Random Forest is one such algorithm.
In random forest, we generate an ensemble of decision trees where each decision tree is built using a random sample of the dataset and random sample of features as well to make each tree uncorrelated as much as possible.
The trees are grown to maximum depth so that the bias of each tree to begin with is small but with high variance. Then the variance of the overall system is reduced by doing averaging of predictions.
The predicted score in Random Forest is the average of the individual tree scores.
Important thing to note here is that in order to reduce variance, the samples must be uncorrelated. For e.g. if all predictions from different trees are same then doing an average gives the same score back.
Bagging do not have any effect on Bias.
In order to reduce the Bias, we use another technique known as Boosting.
In boosting, we train a model in multiple rounds:
- In round i, train the model Mi on the dataset Di.
- Use the model Mi to predict on the same dataset Di.
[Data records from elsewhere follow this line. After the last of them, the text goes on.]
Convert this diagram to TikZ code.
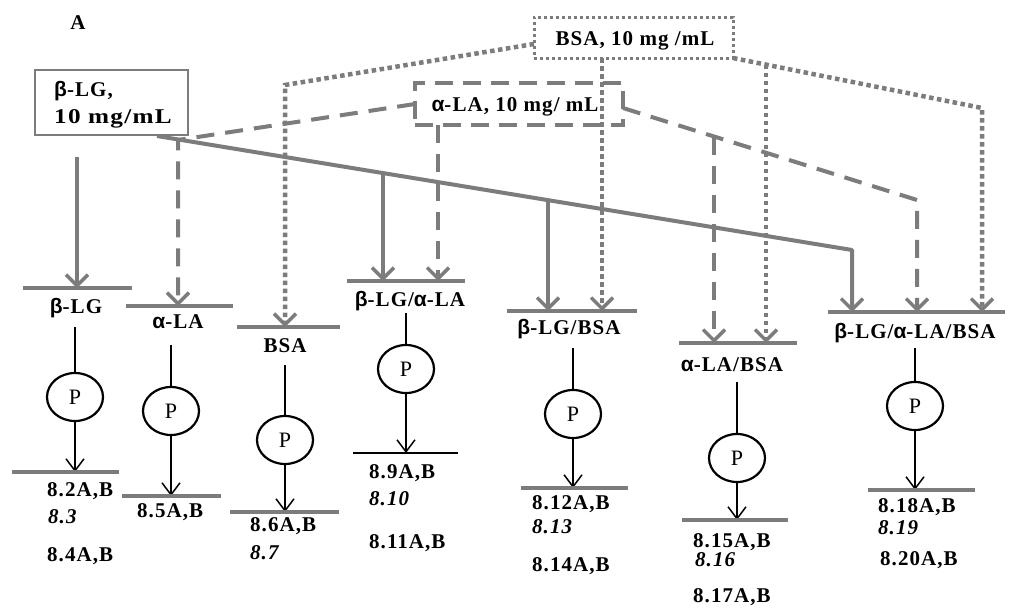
\documentclass[tikz,border=0pt]{standalone}
\usepackage{fontspec}
\setmainfont{Liberation Serif}[LetterSpace=5]
\newfontfamily\gkfont{Liberation Sans}[LetterSpace=5]
\usetikzlibrary{arrows.meta,shapes.geometric}
\definecolor{gcol}{HTML}{7C7C7C}
\newcommand\myb{{\gkfont\bfseries β}}
\newcommand\mya{{\gkfont\bfseries α}}
\tikzset{
  lab/.style={font=\fontsize{21}{23}\selectfont\bfseries, inner sep=0pt},
  labi/.style={font=\fontsize{21}{23}\selectfont\bfseries\itshape, inner sep=0pt},
  gsolid/.style={draw=gcol, line width=4pt, line join=round},
  gtip/.style={-{Straight Barb[length=11pt,width=22pt,line width=3.5pt]}},
  solidarr/.style={gsolid, gtip},
  dasharr/.style={draw=gcol, line width=4pt, dash pattern=on 18pt off 11pt, gtip},
  dotarr/.style={draw=gcol, line width=4.5pt, dash pattern=on 4.5pt off 3.5pt, gtip},
  gbar/.style={draw=gcol, line width=3.5pt},
  kbar/.style={draw=black, line width=2.5pt},
  thinline/.style={draw=black, line width=1.5pt},
  thinarr/.style={thinline, -{Straight Barb[length=12pt,width=18pt,line width=1.5pt]}},
  pnode/.style={ellipse, draw=black, line width=2.2pt, minimum width=56pt, minimum height=48pt, inner sep=0pt, font=\fontsize{22}{22}\selectfont},
}
\begin{document}
\begin{tikzpicture}[x=1pt,y=-1pt]
\useasboundingbox (0,0) rectangle (1010,616);
\fill[white] (0,0) rectangle (1010,616);

% title
\node[lab, anchor=base] (title) at (78,29) {A};

% source boxes
\node[draw=gcol, line width=2.5pt, minimum width=153pt, minimum height=65pt, inner sep=0pt] (boxLG) at (111.5,102.5) {};
\node[lab, anchor=base west] (boxLGa) at (54,96) {\myb-LG,};
\node[lab, anchor=base west] (boxLGb) at (54,123) {\scalebox{1.2}[1]{10 mg/mL}};

\node[draw=gcol, line width=3.5pt, dash pattern=on 18pt off 10pt, minimum width=208pt, minimum height=42pt, inner sep=0pt] (boxLA) at (519,104) {};
\node[lab, anchor=base] (boxLAt) at (515,111) {\mya-LA, 10 mg/ mL};

\node[draw=gcol, line width=3pt, dash pattern=on 3pt off 3pt, minimum width=199pt, minimum height=41pt, inner sep=0pt] (boxBSA) at (633.5,37.5) {};
\node[lab, anchor=base] (boxBSAt) at (635,45) {BSA, 10 mg /mL};

% coordinates
\coordinate (s0) at (157,136);
\coordinate (s3) at (383,173.7);
\coordinate (s5) at (548,200.6);
\coordinate (s7) at (852,250);
\coordinate (lgv) at (77,157);
\coordinate (t1) at (77,288);
\coordinate (t2) at (178,306);
\coordinate (t3) at (285,327);
\coordinate (t4a) at (383,281);
\coordinate (t4b) at (438,281);
\coordinate (t5a) at (548,311);
\coordinate (t5b) at (602,311);
\coordinate (t6a) at (714,343);
\coordinate (t6b) at (766,343);
\coordinate (t7a) at (852,312);
\coordinate (t7b) at (917,312);
\coordinate (t7c) at (982,312);
\coordinate (d0) at (415,104);
\coordinate (d1) at (178,140);
\coordinate (d4) at (438,125);
\coordinate (d6s) at (623,108);
\coordinate (d6) at (714,136.5);
\coordinate (d7) at (917,200);
\coordinate (e0) at (534,44);
\coordinate (e1) at (285,85);
\coordinate (e5) at (602,58);
\coordinate (e6s) at (733,58);
\coordinate (e6) at (766,64.6);
\coordinate (e7) at (982,108);

% solid connectors (beta-LG)
\draw[solidarr] (lgv) -- (t1);
\draw[solidarr] (s0) -- (s7) -- (t7a);
\draw[solidarr] (s3) -- (t4a);
\draw[solidarr] (s5) -- (t5a);

% dashed connectors (alpha-LA)
\draw[dasharr] (d0) -- (d1) -- (t2);
\draw[dasharr] (d4) -- (t4b);
\draw[dasharr] (d6s) -- (d7) -- (t7b);
\draw[dasharr] (d6) -- (t6a);

% dotted connectors (BSA)
\draw[dotarr] (e0) -- (e1) -- (t3);
\draw[dotarr] (e5) -- (t5b);
\draw[dotarr] (e6s) -- (e7) -- (t7c);
\draw[dotarr] (e6) -- (t6b);

% top bars
\draw[gbar] (23,288) -- (132,288);
\draw[gbar] (126,306) -- (233,306);
\draw[gbar] (237,327) -- (340,327);
\draw[gbar] (347,281) -- (465,281);
\draw[gbar] (507,311) -- (637,311);
\draw[gbar] (679,343) -- (797,343);
\draw[gbar] (828,312) -- (1005,312);

% mixture labels
\node[lab, anchor=base] (m1) at (76,313) {\myb-LG};
\node[lab, anchor=base] (m2) at (178,328) {\mya-LA};
\node[lab, anchor=base] (m3) at (285,352) {BSA};
\node[lab, anchor=base] (m4) at (410,306) {\myb-LG/\mya-LA};
\node[lab, anchor=base] (m5) at (569,334) {\myb-LG/BSA};
\node[lab, anchor=base] (m6) at (732,371) {\mya-LA/BSA};
\node[lab, anchor=base] (m7) at (915,338) {\myb-LG/\mya-LA/BSA};

% process circles
\node[pnode] (p1) at (75,397) {P};
\node[pnode] (p2) at (171,411) {P};
\node[pnode] (p3) at (285,440) {P};
\node[pnode] (p4) at (406,369) {P};
\node[pnode] (p5) at (573,414) {P};
\node[pnode] (p6) at (737,458) {P};
\node[pnode] (p7) at (915,406) {P};

\coordinate (u1) at (75,327);
\coordinate (u2) at (171,345);
\coordinate (u3) at (285,365);
\coordinate (u4) at (406,313);
\coordinate (u5) at (573,348);
\coordinate (u6) at (737,382);
\coordinate (u7) at (915,348);
\coordinate (b1) at (75,472);
\coordinate (b2) at (171,496);
\coordinate (b3) at (285,512);
\coordinate (b4) at (406,453);
\coordinate (b5) at (573,488);
\coordinate (b6) at (737,520);
\coordinate (b7) at (915,490);

\foreach \i in {1,...,7}{
  \draw[thinline] (u\i) -- (p\i.north);
  \draw[thinarr] (p\i.south) -- (b\i);
}

% bottom bars
\draw[gbar] (12,472) -- (119,472);
\draw[gbar] (122,496) -- (221,496);
\draw[gbar] (230,512) -- (339,512);
\draw[kbar] (353,453) -- (458,453);
\draw[gbar] (521,488) -- (628,488);
\draw[gbar] (682,520) -- (788,520);
\draw[gbar] (868,490) -- (975,490);

% results
\node[lab, anchor=base west] (r1a) at (47,496) {8.2A,B};
\node[labi, anchor=base west] (r1b) at (48,523) {8.3};
\node[lab, anchor=base west] (r1c) at (47,561) {8.4A,B};
\node[lab, anchor=base west] (r2a) at (137,517) {8.5A,B};
\node[lab, anchor=base west] (r3a) at (250,531) {8.6A,B};
\node[labi, anchor=base west] (r3b) at (250,559) {8.7};
\node[lab, anchor=base west] (r4a) at (369,478) {8.9A,B};
\node[labi, anchor=base west] (r4b) at (369,505) {8.10};
\node[lab, anchor=base west] (r4c) at (369,548) {8.11A,B};
\node[lab, anchor=base west] (r5a) at (532,509) {8.12A,B};
\node[labi, anchor=base west] (r5b) at (532,533) {8.13};
\node[lab, anchor=base west] (r5c) at (532,571) {8.14A,B};
\node[lab, anchor=base west] (r6a) at (693,547) {8.15A,B};
\node[labi, anchor=base west] (r6b) at (695,566) {8.16};
\node[lab, anchor=base west] (r6c) at (693,602) {8.17A,B};
\node[lab, anchor=base west] (r7a) at (878,512) {8.18A,B};
\node[labi, anchor=base west] (r7b) at (878,534) {8.19};
\node[lab, anchor=base west] (r7c) at (880,565) {8.20A,B};
\end{tikzpicture}
\end{document}
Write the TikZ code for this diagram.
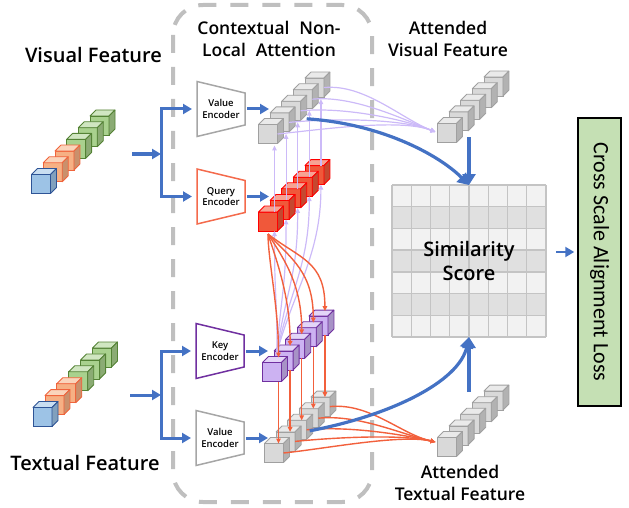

Based on the accuracy of the model Mi it is given a weightage of Wi.
- For examples that are misclassified, give them higher weightage or randomly sample more of these examples with probability equal to their weights and create a new dataset Di+1
- Repeat the above steps for Di+1 until the error or loss falls below certain value.
- Final prediction is the weighted average score from all the models i.e. score = W1*score(M1)+W2*score(M2)+…
- Wi+1 ≥ Wi
Note that if we only use the final model during inference, then although it would have the lowest bias but there are high chances it would have high variance.
Thus averaging tackles this problem since averaging reduces variance.
Having weighted averaging tackles the bias part because the model with the lowest bias is given the highest weightage and vice-versa.
Thus boosting strategy helps reduce both Bias and Variance.
Gradient Boosting is one such algorithm.
Since boosting reduces bias and some bit of variance it is advisable to start with a system with low variance and high bias i.e. shallow decision trees and then build a system to reduce the bias.
We can similarly extend this concept to other algorithms too.